Thursday, November 5, 2009

The Problem with Sleep


There’s this girl.

She has a problem with falling asleep. Not in the usual way that people might think. When we say she has problem with falling asleep, I mean that she doesn’t want to fall asleep. The main reason behind which is that she doesn’t want to wake up.

Let’s take the case of last Tuesday night. Tuesday was a holiday. Monday was terrible, and she fell asleep the moment she lay on the bed after dutifully brushing her teeth and brushing her hair. She had looked forward to falling asleep the whole Monday long. And then she woke up on Tuesday morning.

“No,” she groaned.

“No, I don’t want to wake up, it’s so horrible to be awake,” she thought.

She spent her Tuesday holiday slowly, taking her time. She didn’t bother to change out of her pyjamas until she felt she really needed to shower, around noontime. She made herself a nicely heavy late lunch which she thought was enough for three people to eat. She spent the rest of the afternoon eating all of it; some while watching TV, some while aimlessly surfing the internet, and some while dutifully working on the preparations for work the next day. She alternately brewed tea and coffee and sipped them while watching rented videos – all romantic comedies. When the last of the videos’ credits were rolling, she looked up at the clock and saw that it was 1:30 a.m. and she felt a bit sleepy.

And that’s the problem. She didn’t want to sleep.

“No,” she moaned, “I don’t want to wake up again.”

But she turned off the TV and got off the couch anyway and dutifully did the dishes, brushed her teeth and her hair, put on her pyjamas, switched off the lights, and went to bed.

And cried, silently. And fell asleep.

Tuesday, November 3, 2009

The Small World

I have been to two countries. My mother country, and Japan.
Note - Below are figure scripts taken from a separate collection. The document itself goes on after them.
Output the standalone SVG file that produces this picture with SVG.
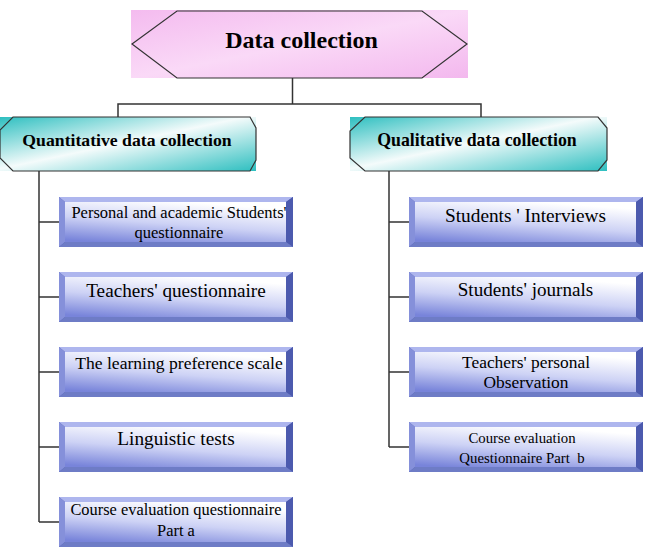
<svg xmlns="http://www.w3.org/2000/svg" xmlns:xlink="http://www.w3.org/1999/xlink" width="649" height="557" viewBox="0 0 649 557">
<defs>
<linearGradient id="pink" x1="0" y1="0" x2="1" y2="1">
<stop offset="0" stop-color="#F4BBEF"/><stop offset="0.5" stop-color="#FAD9F7"/><stop offset="1" stop-color="#F3B8EE"/>
</linearGradient>
<linearGradient id="teal" x1="0" y1="0" x2="1" y2="1">
<stop offset="0" stop-color="#2EBFC0"/><stop offset="0.48" stop-color="#F4FBFB"/><stop offset="1" stop-color="#2EBFC0"/>
</linearGradient>
<linearGradient id="face" x1="0.15" y1="1" x2="0.55" y2="0">
<stop offset="0" stop-color="#7884DA"/><stop offset="0.5" stop-color="#CDD2F5"/><stop offset="1" stop-color="#FFFFFF"/>
</linearGradient>
<symbol id="bb" viewBox="0 0 234 50" width="234" height="50">
<rect x="0" y="0" width="234" height="50" fill="#5563B5"/>
<polygon points="0,0 234,0 227,5 6,5" fill="#AEB6EE"/>
<polygon points="0,0 6,5 6,45 0,50" fill="#8590DA"/>
<polygon points="234,0 234,50 227,45 227,5" fill="#4C5AAE"/>
<polygon points="0,50 6,45 227,45 234,50" fill="#6E7CC6"/>
<rect x="6" y="5" width="221" height="40" fill="url(#face)"/>
</symbol>
</defs>
<style>
.ln{fill:none;stroke:#333;stroke-width:1.5}
.ol{stroke:#333;stroke-width:1.2}
text{font-family:"Liberation Serif","Times New Roman",serif;fill:#000;text-anchor:middle}
.b{font-weight:bold}
</style>
<rect width="649" height="557" fill="#fff"/>
<g id="connectors">
<path class="ln" d="M292.5,78 V104"/>
<path class="ln" d="M118,117 V104 H481 V117"/>
<path class="ln" d="M39,171 V522 M39,222 H59 M39,297 H59 M39,372 H59 M39,447 H59 M39,522 H59"/>
<path class="ln" d="M389,171 V447 M389,222 H409 M389,297 H409 M389,372 H409 M389,447 H409"/>
</g>
<g id="root">
<rect x="131" y="10" width="337" height="68" fill="url(#pink)"/>
<polygon class="ol" points="132,44 177,11 422,11 467,44 422,78 177,78" fill="url(#pink)"/>
<text class="b" x="301.5" y="48" font-size="24">Data collection</text>
</g>
<g id="quant">
<rect x="0" y="117" width="256" height="54" fill="url(#teal)"/>
<polygon class="ol" points="13,117 250,117 256,128 256,160 250,171 13,171 0,158 0,130" fill="url(#teal)"/>
<text class="b" x="127" y="146" font-size="17.7">Quantitative data collection</text>
</g>
<g id="qual">
<rect x="350" y="117" width="257" height="54" fill="url(#teal)"/>
<polygon class="ol" points="365,117 598,117 607,128 607,160 598,171 365,171 350,158 350,131" fill="url(#teal)"/>
<text class="b" x="477" y="146" font-size="17.8">Qualitative data collection</text>
</g>
<g id="q1">
<use xlink:href="#bb" x="59" y="197"/>
<text x="179" y="218" font-size="16.5">Personal and academic Students'</text>
<text x="179" y="238" font-size="16.5">questionnaire</text>
</g>
<g id="q2">
<use xlink:href="#bb" x="59" y="272"/>
<text x="176" y="297" font-size="19.2">Teachers' questionnaire</text>
</g>
<g id="q3">
<use xlink:href="#bb" x="59" y="347"/>
<text x="179" y="369" font-size="17.6">The learning preference scale</text>
</g>
<g id="q4">
<use xlink:href="#bb" x="59" y="422"/>
<text x="176" y="445" font-size="19.3">Linguistic tests</text>
</g>
<g id="q5">
<use xlink:href="#bb" x="59" y="497"/>
<text x="176" y="515" font-size="16.4">Course evaluation questionnaire</text>
<text x="176" y="536" font-size="16.4">Part a</text>
</g>
<g id="l1">
<use xlink:href="#bb" x="409" y="197"/>
<text x="525.5" y="222" font-size="19.3">Students ' Interviews</text>
</g>
<g id="l2">
<use xlink:href="#bb" x="409" y="272"/>
<text x="525.5" y="296" font-size="19.1">Students' journals</text>
</g>
<g id="l3">
<use xlink:href="#bb" x="409" y="347"/>
<text x="526" y="368" font-size="17.4">Teachers' personal</text>
<text x="526" y="388" font-size="17.4">Observation</text>
</g>
<g id="l4">
<use xlink:href="#bb" x="409" y="422"/>
<text x="522" y="443" font-size="14.8">Course evaluation</text>
<text x="522" y="463" font-size="14.8">Questionnaire Part&#160; b</text>
</g>
</svg>
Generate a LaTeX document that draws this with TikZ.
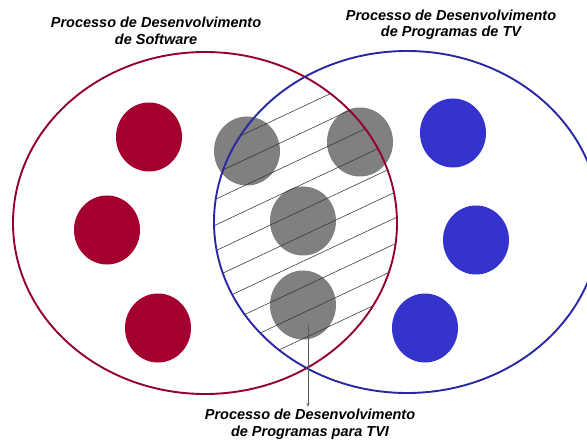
\documentclass[tikz,border=0pt]{standalone}
\usepackage{fontspec}
\setmainfont{Liberation Sans}
\usetikzlibrary{shapes.geometric,arrows.meta}
\definecolor{swred}{RGB}{163,0,48}
\definecolor{swline}{RGB}{150,0,45}
\definecolor{tvblue}{RGB}{52,52,204}
\definecolor{tvline}{RGB}{40,40,165}
\definecolor{dotgray}{RGB}{128,128,128}

\begin{document}
\begin{tikzpicture}[x=1pt,y=-1pt,
    lbl/.style={align=center,inner sep=0pt,
      font=\bfseries\itshape\fontsize{14.5}{16.5}\selectfont},
    hatch/.style={draw=black!80,line width=0.55pt},
    arr/.style={draw=black!65,line width=0.7pt,-{Stealth[length=4pt,width=3pt]}}]

      \useasboundingbox (0,0) rectangle (587,441);

      \begin{scope}[every node/.style={ellipse,minimum width=66pt,minimum height=69pt,inner sep=0pt}]
        \node[fill=swred]   (s1) at (149,137) {};
        \node[fill=swred]   (s2) at (107,230) {};
        \node[fill=swred]   (s3) at (158,328) {};
        \node[fill=dotgray] (c1) at (247,151) {};
        \node[fill=dotgray] (c2) at (360,142) {};
        \node[fill=dotgray] (c3) at (303,221) {};
        \node[fill=dotgray] (c4) at (303,305) {};
        \node[fill=tvblue]  (t1) at (453,133) {};
        \node[fill=tvblue]  (t2) at (476,240) {};
        \node[fill=tvblue]  (t3) at (425,328) {};
      \end{scope}

      \begin{scope}
        \clip (205,223) ellipse [x radius=192pt,y radius=171pt];
        \clip (407,222) ellipse [x radius=193pt,y radius=171pt];
        \foreach \k in {0,...,9}
          \draw[hatch] (200,{154.9+25.8*\k}) -- (420,{51.5+25.8*\k});
      \end{scope}

      \begin{scope}[every node/.style={ellipse,inner sep=0pt,line width=1.9pt,minimum height=342pt}]
        \node[draw=swline,minimum width=384pt] (sw) at (205,223) {};
        \node[draw=tvline,minimum width=386pt] (tv) at (407,222) {};
      \end{scope}

      \begin{scope}[every node/.style={lbl}]
        \node (lsw)  at (156,31)  {Processo de Desenvolvimento\\de Software};
        \node (ltv)  at (451,25)  {Processo de Desenvolvimento\\de Programas de TV};
        \node (ltvi) at (310,424) {Processo de Desenvolvimento\\de Programas para TVI};
      \end{scope}

      \coordinate (a1) at (308,325);
      \draw[arr] (a1) -- ([yshift=2pt]a1 |- ltvi.north);

    \end{tikzpicture}
\end{document}
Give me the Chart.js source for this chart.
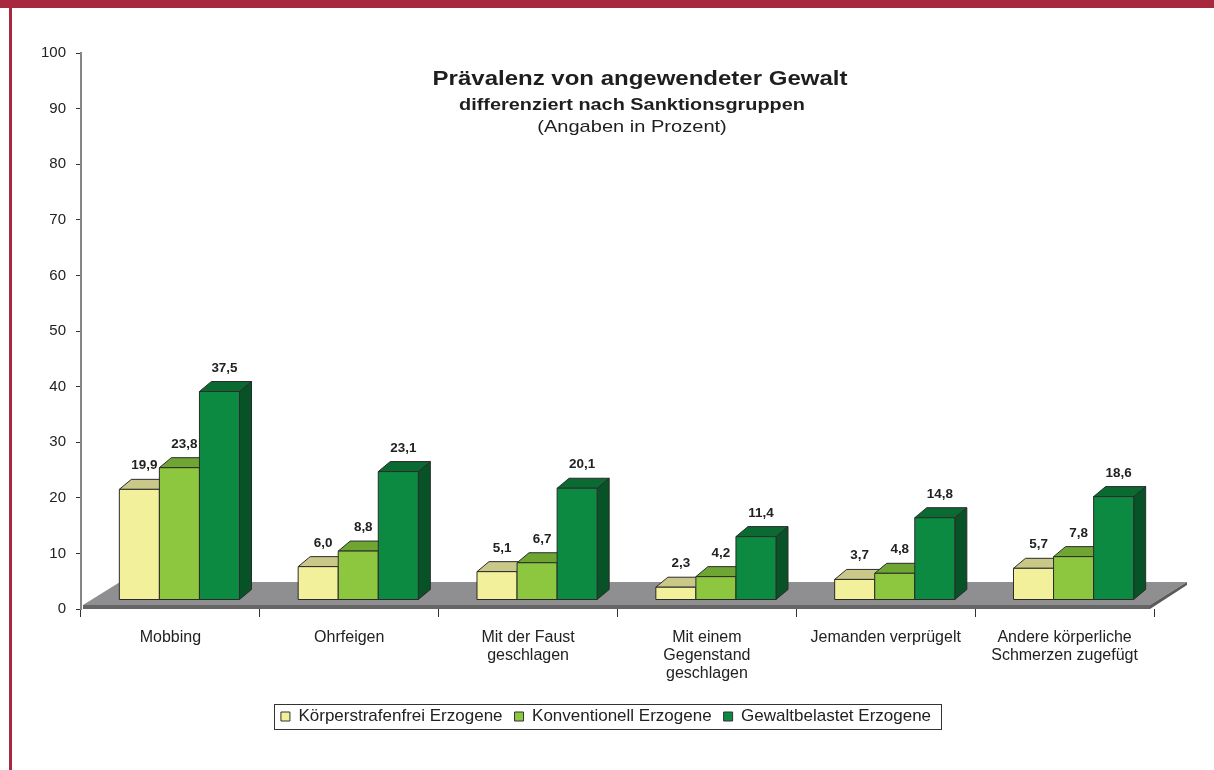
<!DOCTYPE html>
<html>
<head>
<meta charset="utf-8">
<script src="https://cdn.jsdelivr.net/npm/chart.js@4.4.1/dist/chart.umd.min.js"></script>
<style>
html,body{margin:0;padding:0;background:#fff;}
#wrap{position:relative;width:1214px;height:770px;}
canvas{display:block;}
</style>
</head>
<body>
<div id="wrap"><canvas id="c" width="1214" height="770"></canvas></div>
<script>
// ---- data ----
const categories = [
  'Mobbing',
  'Ohrfeigen',
  ['Mit der Faust', 'geschlagen'],
  ['Mit einem', 'Gegenstand', 'geschlagen'],
  'Jemanden verprügelt',
  ['Andere körperliche', 'Schmerzen zugefügt']
];
const seriesNames = ['Körperstrafenfrei Erzogene', 'Konventionell Erzogene', 'Gewaltbelastet Erzogene'];
const koerperstrafenfrei = [19.9, 6.0, 5.1, 2.3, 3.7, 5.7];
const konventionell      = [23.8, 8.8, 6.7, 4.2, 4.8, 7.8];
const gewaltbelastet     = [37.5, 23.1, 20.1, 11.4, 14.8, 18.6];
const yMin = 0, yMax = 100, yStep = 10;
const titleLines = [
  'Prävalenz von angewendeter Gewalt',
  'differenziert nach Sanktionsgruppen',
  '(Angaben in Prozent)'
];

// ---- styles ----
const FONT = "'Liberation Sans', Arial, Helvetica, sans-serif";
const palette = [
  { front: '#F3F09C', top: '#C9C889', side: '#B6B36C' },
  { front: '#8DC63F', top: '#6FA533', side: '#5B8A29' },
  { front: '#0C8A41', top: '#0B6A31', side: '#075227' }
];
const SHIFT = { x: 9, y: -9 };
const DEPTH = { x: 12, y: -10 };
const FLOOR = { x: 37, y: -23 };
const LEGEND_DX = 29;

function poly(ctx, pts, fill) {
  ctx.beginPath();
  ctx.moveTo(pts[0][0], pts[0][1]);
  for (let k = 1; k < pts.length; k++) ctx.lineTo(pts[k][0], pts[k][1]);
  ctx.closePath();
  ctx.fillStyle = fill;
  ctx.fill();
  ctx.stroke();
}

const bars3d = {
  id: 'bars3d',
  afterLayout(chart) {
    const lg = chart.legend;
    if (lg) { lg.left += LEGEND_DX; lg.right += LEGEND_DX; }
  },
  beforeDraw(chart) {
    const ctx = chart.ctx;
    ctx.save();
    ctx.fillStyle = '#ffffff';
    ctx.fillRect(0, 0, chart.width, chart.height);
    ctx.fillStyle = '#A8293F';
    ctx.fillRect(0, 0, chart.width, 8);
    ctx.fillRect(9, 0, 3, chart.height);
    ctx.restore();
  },
  beforeDatasetsDraw(chart) {
    const ctx = chart.ctx;
    const xs = chart.scales.x, ys = chart.scales.y;
    const y0 = ys.getPixelForValue(0);
    const l = xs.left + 2, r = xs.right - 4, t = y0 - 4;
    ctx.save();
    ctx.beginPath();
    ctx.moveTo(l, t); ctx.lineTo(r, t); ctx.lineTo(r + FLOOR.x, t + FLOOR.y); ctx.lineTo(l + FLOOR.x, t + FLOOR.y); ctx.closePath();
    ctx.fillStyle = '#8f8f92'; ctx.fill();
    ctx.fillStyle = '#656565';
    ctx.fillRect(l, t, r - l, 4);
    ctx.beginPath();
    ctx.moveTo(r, t); ctx.lineTo(r + FLOOR.x, t + FLOOR.y); ctx.lineTo(r + FLOOR.x, t + FLOOR.y + 3); ctx.lineTo(r, t + 4); ctx.closePath();
    ctx.fillStyle = '#5a5a5a'; ctx.fill();
    ctx.restore();
  },
  beforeDatasetDraw() { return false; },
  afterDatasetsDraw(chart) {
    const ctx = chart.ctx;
    const n = chart.data.labels.length;
    const metas = chart.data.datasets.map((d, i) => chart.getDatasetMeta(i));
    const boxes = [];
    ctx.save();
    ctx.lineWidth = 1;
    ctx.strokeStyle = '#2b2b2b';
    ctx.lineJoin = 'round';
    for (let j = 0; j < n; j++) {
      metas.forEach((meta, i) => {
        const el = meta.data[j];
        const p = el.getProps(['x', 'y', 'base', 'width'], true);
        const l = p.x - p.width / 2 + SHIFT.x, r = l + p.width;
        const t = p.y + SHIFT.y, b = p.base + SHIFT.y;
        const c = palette[i];
        poly(ctx, [[r, t], [r + DEPTH.x, t + DEPTH.y], [r + DEPTH.x, b + DEPTH.y], [r, b]], c.side);
        poly(ctx, [[l, t], [l + DEPTH.x, t + DEPTH.y], [r + DEPTH.x, t + DEPTH.y], [r, t]], c.top);
        poly(ctx, [[l, t], [r, t], [r, b], [l, b]], c.front);
        boxes.push({ cx: (l + r) / 2 + 5, ty: t + DEPTH.y, v: chart.data.datasets[i].data[j] });
      });
    }
    ctx.fillStyle = '#222222';
    ctx.font = 'bold 12px ' + FONT;
    ctx.textAlign = 'center';
    ctx.textBaseline = 'alphabetic';
    boxes.forEach(bx => {
      ctx.save();
      ctx.translate(bx.cx, bx.ty - 10);
      ctx.scale(1.12, 1);
      ctx.fillText(bx.v.toFixed(1).replace('.', ','), 0, 0);
      ctx.restore();
    });
    ctx.restore();
  },
  afterDraw(chart) {
    const ctx = chart.ctx;
    ctx.save();
    ctx.fillStyle = '#1e1e1e';
    ctx.textAlign = 'center';
    ctx.textBaseline = 'alphabetic';
    const specs = [
      { font: 'bold 20px ' + FONT, x: 640, y: 85, sx: 1.2 },
      { font: 'bold 17px ' + FONT, x: 632, y: 110, sx: 1.17 },
      { font: '17px ' + FONT, x: 632, y: 132, sx: 1.18 }
    ];
    titleLines.forEach((txt, k) => {
      const s = specs[k];
      ctx.save();
      ctx.font = s.font;
      ctx.translate(s.x, s.y);
      ctx.scale(s.sx, 1);
      ctx.fillText(txt, 0, 0);
      ctx.restore();
    });
    const lg = chart.legend;
    if (lg && lg.legendHitBoxes && lg.legendHitBoxes.length) {
      const hb = lg.legendHitBoxes;
      const first = hb[0], last = hb[hb.length - 1];
      const left = first.left - 7, right = last.left + last.width + 10;
      const cy = first.top + first.height / 2;
      ctx.strokeStyle = '#333333';
      ctx.lineWidth = 1;
      ctx.strokeRect(Math.round(left) + 0.5, Math.round(cy - 12.5) + 0.5, Math.round(right - left), 25);
    }
    ctx.restore();
  }
};

const ctx = document.getElementById('c').getContext('2d');
new Chart(ctx, {
  type: 'bar',
  data: {
    labels: categories,
    datasets: [
      { label: seriesNames[0], data: koerperstrafenfrei, backgroundColor: palette[0].front, borderColor: '#333333', borderWidth: 1 },
      { label: seriesNames[1], data: konventionell, backgroundColor: palette[1].front, borderColor: '#333333', borderWidth: 1 },
      { label: seriesNames[2], data: gewaltbelastet, backgroundColor: palette[2].front, borderColor: '#333333', borderWidth: 1 }
    ]
  },
  options: {
    responsive: false,
    animation: false,
    devicePixelRatio: 1,
    layout: { padding: { left: 0, right: 60, top: 53, bottom: 35 } },
    datasets: { bar: { barPercentage: 1.0, categoryPercentage: 0.672 } },
    plugins: {
      legend: {
        display: true,
        position: 'bottom',
        labels: {
          font: { family: FONT, size: 17 },
          color: '#222222',
          boxWidth: 9,
          boxHeight: 9,
          padding: 12
        }
      },
      title: { display: false },
      tooltip: { enabled: false }
    },
    scales: {
      x: {
        afterFit(scale) { scale.height += 1; },
        grid: { display: true, drawOnChartArea: false, drawTicks: true, tickLength: 8, color: '#333333', offset: true },
        border: { display: false },
        ticks: { font: { family: FONT, size: 16, lineHeight: 1.125 }, color: '#222222', padding: 12, maxRotation: 0, autoSkip: false }
      },
      y: {
        min: yMin, max: yMax,
        afterFit(scale) { scale.width = 81; },
        grid: { display: true, drawOnChartArea: false, drawTicks: true, tickLength: 5, color: '#333333' },
        border: { display: true, color: '#858585', width: 2 },
        ticks: { stepSize: yStep, font: { family: FONT, size: 15 }, color: '#222222', padding: 10 }
      }
    }
  },
  plugins: [bars3d]
});
</script>
</body>
</html>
In Japan, I have met many people who have travelled to many, many countries all over the world. The Japanese love to travel: they work their bones off, earn the dough, and take advantage of their few holidays to go wherever they want to go, whether it be within their own wondrous country, or far beyond the oceans that surround it. And I am very, very envious of them.

When I came to Japan, I've always thought of it as my one and only chance to see the real world outside of my own. I thought it would widen my world so much more. I would do something so different from what everyone around expected me to do, and what very few had the resources to spend on. So I grabbed the chance and took the plunge.

And then I met these travellers. And I heard their stories - what they've seen, the food they tasted, the music they heard, the experiences they had - and my world never felt so very small indeed. And I felt so envious. I wished I never came to Japan and saw how beautiful it is, how much BETTER it is than anything I've ever seen before. I wished I never came to Japan and met these people who have travelled and have seen so much more than I could ever experience. And I wished I never heard their first-hand stories, or seen the look on their faces as they shared their tales. How I wished that the BIG world stayed in the pictures and the screens and my dreams where no one REAL actually exists. Hearing those first-hand stories from real people made that big world real, too. And all the more painfully unreachable.

How small my world is, I thought. How confined. I thought I'd free myself, and I did, for a while, only to find myself merely in a bigger cage. Or is it?

My travel has been beautiful. Soon it will be over. I will have to go back to my even smaller world. But I'm not sorry for it, I don't regret anything. Perhaps the big world is merely waiting for me. Perhaps I'll have another chance to escape again, for a little while.